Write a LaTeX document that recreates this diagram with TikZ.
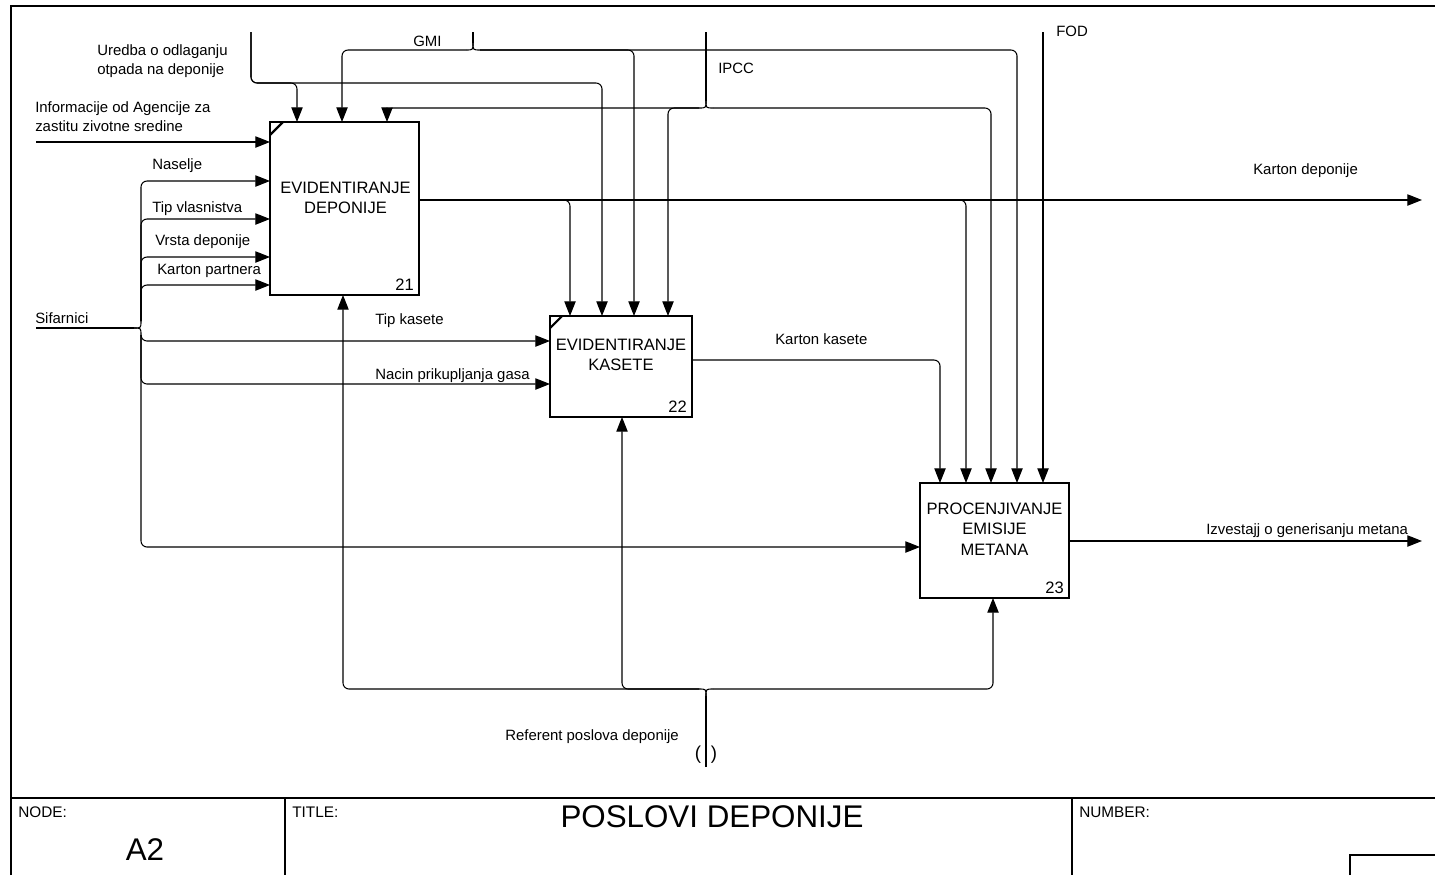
\documentclass[tikz,border=0pt]{standalone}
\usepackage{fontspec}
\setmainfont{Liberation Sans}
\usetikzlibrary{arrows.meta,calc}
\begin{document}
\begin{tikzpicture}[x=0.75pt,y=-0.75pt,
  flow/.style={line width=0.8pt, rounded corners=4.5pt, -{Triangle[length=11pt,width=8.5pt]}},
  plain/.style={line width=0.8pt, rounded corners=4.5pt},
  pbox/.style={draw, line width=2pt, rectangle, outer sep=0pt, inner sep=0pt},
  tick/.style={line width=1.6pt},
  btext/.style={align=center, font=\fontsize{12.4}{15.5}\selectfont, inner sep=0pt},
  num/.style={font=\fontsize{12.4}{14}\selectfont, inner sep=0pt},
  lbl/.style={font=\fontsize{11.2}{14}\selectfont, inner sep=0pt, align=left},
  frameline/.style={line width=1.2pt},
  ftext/.style={font=\fontsize{11.5}{14}\selectfont, inner sep=0pt},
  big/.style={font=\fontsize{23.5}{27}\selectfont, inner sep=0pt},
  paren/.style={font=\fontsize{14}{16}\selectfont, inner sep=0pt}]

\useasboundingbox (0,0) rectangle (1435,875);

% frame
\draw[frameline] (11,875) -- (11,6) -- (1435,6);
\draw[frameline] (11,798) -- (1435,798);
\draw[frameline] (285,798) -- (285,875);
\draw[frameline] (1072,798) -- (1072,875);
\draw[frameline] (1350,875) -- (1350,855) -- (1435,855);
\node[ftext, anchor=north west] (tnode) at (18,807) {NODE:};
\node[ftext, anchor=north west] (ttitle) at (292,807) {TITLE:};
\node[ftext, anchor=north west] (tnumber) at (1079,807) {NUMBER:};
\node[big] (ta2) at (145,850) {A2};
\node[big] (tmain) at (712,817) {POSLOVI DEPONIJE};

% boxes
\node[pbox, minimum width=111.75pt, minimum height=129.75pt] (b21) at (344.5,208.5) {};
\node[pbox, minimum width=106.5pt, minimum height=75.75pt] (b22) at (621,366.5) {};
\node[pbox, minimum width=111.75pt, minimum height=86.25pt] (b23) at (994.5,540.5) {};
\node[btext] (t21) at (345.5,198) {EVIDENTIRANJE\\DEPONIJE};
\node[btext] (t22) at (621,355) {EVIDENTIRANJE\\KASETE};
\node[btext] (t23) at (994.5,529) {PROCENJIVANJE\\EMISIJE\\METANA};
\node[num, anchor=south east] (n21) at ($(b21.south east)+(-5,-4)$) {21};
\node[num, anchor=south east] (n22) at ($(b22.south east)+(-5,-4)$) {22};
\node[num, anchor=south east] (n23) at ($(b23.south east)+(-5,-4)$) {23};
\draw[tick] ($(b21.north west)+(0,13)$) -- ($(b21.north west)+(13,0)$);
\draw[tick] ($(b22.north west)+(0,12)$) -- ($(b22.north west)+(12,0)$);

% free ends and brace points
\coordinate (uredbaTop) at (251,32);
\coordinate (gmiTop) at (473,32);
\coordinate (gmiJ) at (473,43);
\coordinate (gmiL) at (466,50);
\coordinate (gmiR) at (480,50);
\coordinate (ipccTop) at (706,32);
\coordinate (ipccJ) at (706,101);
\coordinate (ipccL) at (699,108);
\coordinate (ipccR) at (713,108);
\coordinate (fodTop) at (1043,32);
\coordinate (infoIn) at (36,142);
\coordinate (sifIn) at (36,328);
\coordinate (sifJ) at (134,328);
\coordinate (sifU) at (141,321);
\coordinate (sifD) at (141,335);
\coordinate (refBot) at (706,767);
\coordinate (refJ) at (706,696);
\coordinate (refL) at (699,689);
\coordinate (refR) at (713,689);
\coordinate (kdOut) at (1422,200);
\coordinate (izOut) at (1422,541);

% Uredba
\draw[flow] (uredbaTop) |- (297,83) -- (b21.north -| 297,0);
\draw[flow] (uredbaTop) |- (602,83) -- (b22.north -| 602,0);
% GMI
\draw[plain] (gmiTop) -- (gmiJ);
\draw[plain] (gmiJ) .. controls (473,50) .. (gmiL);
\draw[plain] (gmiJ) .. controls (473,50) .. (gmiR);
\draw[flow] (gmiL) -- (342,50) -- (b21.north -| 342,0);
\draw[flow] (gmiR) -- (634,50) -- (b22.north -| 634,0);
\draw[flow] (gmiR) -- (1017,50) -- (b23.north -| 1017,0);
% IPCC
\draw[plain] (ipccTop) -- (ipccJ);
\draw[plain] (ipccJ) .. controls (706,108) .. (ipccL);
\draw[plain] (ipccJ) .. controls (706,108) .. (ipccR);
\draw[flow] (ipccL) -- (387,108) -- (b21.north -| 387,0);
\draw[flow] (ipccL) -- (668,108) -- (b22.north -| 668,0);
\draw[flow] (ipccR) -- (991,108) -- (b23.north -| 991,0);
% FOD
\draw[flow] (fodTop) -- (b23.north -| fodTop);
% Informacije
\draw[flow] (infoIn) -- (b21.west |- infoIn);
% Sifarnici
\draw[plain] (sifIn) -- (sifJ);
\draw[plain] (sifJ) .. controls (141,328) .. (sifU);
\draw[plain] (sifJ) .. controls (141,328) .. (sifD);
\draw[flow] (sifU) |- (b21.west |- 0,181);
\draw[flow] (sifU) |- (b21.west |- 0,219);
\draw[flow] (sifU) |- (b21.west |- 0,257);
\draw[flow] (sifU) |- (b21.west |- 0,285);
\draw[flow] (sifD) |- (b22.west |- 0,341);
\draw[flow] (sifD) |- (b22.west |- 0,384);
\draw[flow] (sifD) |- (b23.west |- 0,547);
% Karton deponije
\draw[flow] (b21.east |- 0,200) -- (kdOut);
\draw[flow] (b21.east |- 0,200) -- (570,200) -- (b22.north -| 570,0);
\draw[flow] (b21.east |- 0,200) -- (966,200) -- (b23.north -| 966,0);
% Karton kasete
\draw[flow] (b22.east |- 0,360) -- (940,360) -- (b23.north -| 940,0);
% Izvestaj
\draw[flow] (b23.east |- 0,541) -- (izOut);
% Referent
\draw[plain] (refBot) -- (refJ);
\draw[plain] (refJ) .. controls (706,689) .. (refL);
\draw[plain] (refJ) .. controls (706,689) .. (refR);
\draw[flow] (refL) -- (343,689) -- (b21.south -| 343,0);
\draw[flow] (refL) -- (622,689) -- (b22.south -| 622,0);
\draw[flow] (refR) -- (993,689) -- (b23.south -| 993,0);

% labels
\node[lbl, anchor=west] (lUredba) at (97,61) {Uredba o odlaganju\\otpada na deponije};
\node[lbl, anchor=west] (lInfo) at (35,116.5) {Informacije od Agencije za\\zastitu zivotne sredine};
\node[lbl, anchor=west] (lSif) at (35,318) {Sifarnici};
\node[lbl, anchor=west] (lNas) at (152,166) {Naselje};
\node[lbl, anchor=west] (lTipV) at (152,209) {Tip vlasnistva};
\node[lbl, anchor=west] (lVrsta) at (155,242) {Vrsta deponije};
\node[lbl, anchor=west] (lKP) at (157,271) {Karton partnera};
\node[lbl, anchor=west] (lTipK) at (375,321) {Tip kasete};
\node[lbl, anchor=west] (lNacin) at (375,376) {Nacin prikupljanja gasa};
\node[lbl, anchor=west] (lKK) at (775,339) {Karton kasete};
\node[lbl, anchor=west] (lKD) at (1253,171) {Karton deponije};
\node[lbl, anchor=west] (lIz) at (1206,531) {Izvestajj o generisanju metana};
\node[lbl, anchor=west] (lGMI) at (413,41) {GMI};
\node[lbl, anchor=west] (lIPCC) at (718,68) {IPCC};
\node[lbl, anchor=west] (lFOD) at (1056,31) {FOD};
\node[lbl, anchor=west] (lRef) at (505,737) {Referent poslova deponije};
\node[paren] (pl) at (698,755) {(};
\node[paren] (pr) at (714,755) {)};
\end{tikzpicture}
\end{document}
◆ ◆ ◆
• _TASK TO COMPLETE_: Give again, word for word, every line from the top of the data through the line with "(tmain) at (712,817)", both ends included, and exclude the pictures.

• _SOLUTION FOR THIS PROBLEM_:
Write a LaTeX document that recreates this diagram with TikZ.
\documentclass[tikz,border=0pt]{standalone}
\usepackage{fontspec}
\setmainfont{Liberation Sans}
\usetikzlibrary{arrows.meta,calc}
\begin{document}
\begin{tikzpicture}[x=0.75pt,y=-0.75pt,
  flow/.style={line width=0.8pt, rounded corners=4.5pt, -{Triangle[length=11pt,width=8.5pt]}},
  plain/.style={line width=0.8pt, rounded corners=4.5pt},
  pbox/.style={draw, line width=2pt, rectangle, outer sep=0pt, inner sep=0pt},
  tick/.style={line width=1.6pt},
  btext/.style={align=center, font=\fontsize{12.4}{15.5}\selectfont, inner sep=0pt},
  num/.style={font=\fontsize{12.4}{14}\selectfont, inner sep=0pt},
  lbl/.style={font=\fontsize{11.2}{14}\selectfont, inner sep=0pt, align=left},
  frameline/.style={line width=1.2pt},
  ftext/.style={font=\fontsize{11.5}{14}\selectfont, inner sep=0pt},
  big/.style={font=\fontsize{23.5}{27}\selectfont, inner sep=0pt},
  paren/.style={font=\fontsize{14}{16}\selectfont, inner sep=0pt}]

\useasboundingbox (0,0) rectangle (1435,875);

% frame
\draw[frameline] (11,875) -- (11,6) -- (1435,6);
\draw[frameline] (11,798) -- (1435,798);
\draw[frameline] (285,798) -- (285,875);
\draw[frameline] (1072,798) -- (1072,875);
\draw[frameline] (1350,875) -- (1350,855) -- (1435,855);
\node[ftext, anchor=north west] (tnode) at (18,807) {NODE:};
\node[ftext, anchor=north west] (ttitle) at (292,807) {TITLE:};
\node[ftext, anchor=north west] (tnumber) at (1079,807) {NUMBER:};
\node[big] (ta2) at (145,850) {A2};
\node[big] (tmain) at (712,817) {POSLOVI DEPONIJE};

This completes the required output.